During the Civil War, Clara Barton sought to help the soldiers in any way she could. At the beginning, she collected and distributed supplies for the Union Army. Not content to sit on the sidelines, Barton served as an independent nurse and first saw combat in Fredericksburg, Virginia, in 1862. She also cared for soldiers wounded at Antietam. Barton was nicknamed "the angel of the battlefield" for her work.

After the war ended in 1865, Clara Barton worked for the War Department for a time helping to reunite missing soldiers and their families or at least find out more about those who were missing. She also became a lecturer and crowds of people came to her talk about her war experiences.

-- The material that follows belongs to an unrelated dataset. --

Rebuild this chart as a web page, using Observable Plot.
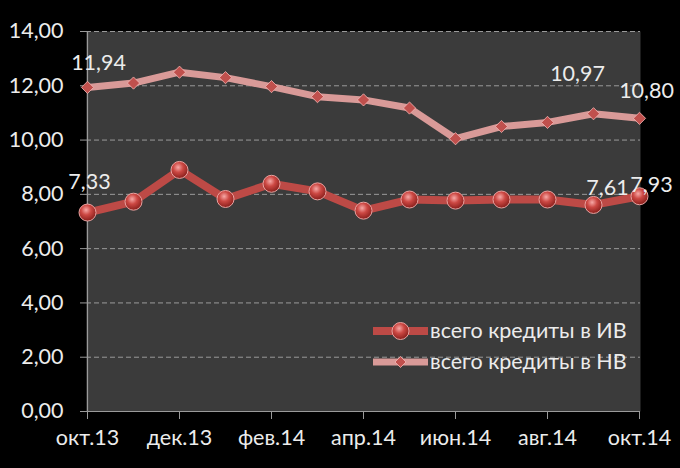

While visiting Europe, Clara Barton works with a relief organization known as the International Red Cross during the Franco-Prussian War of 1870–1871.  Sometime after returning home to the United States, she began to lobby for an American branch of this international organization. The American Red Cross Society was founded in 1881 and Barton served as its first president. As its leader, Clara Barton oversaw assistance and relief work for the victims of such disasters as the 1889 Johnstown Flood and the 1900 Galveston Flood.
 
Clara Barton resigned from the American Red Cross in 1904 amid an internal power struggle and claims of financial mismanagement. While she was known to be an autocratic leader, she never took a salary from the organization and sometimes used her funds to support relief efforts.

After leaving the Red Cross, Clara Barton remained active, giving speeches and lectures. She also wrote a book entitled The Story of My Childhood, which was published in 1907. Barton died at her home in Glen Echo, Maryland, on April 12, 1912.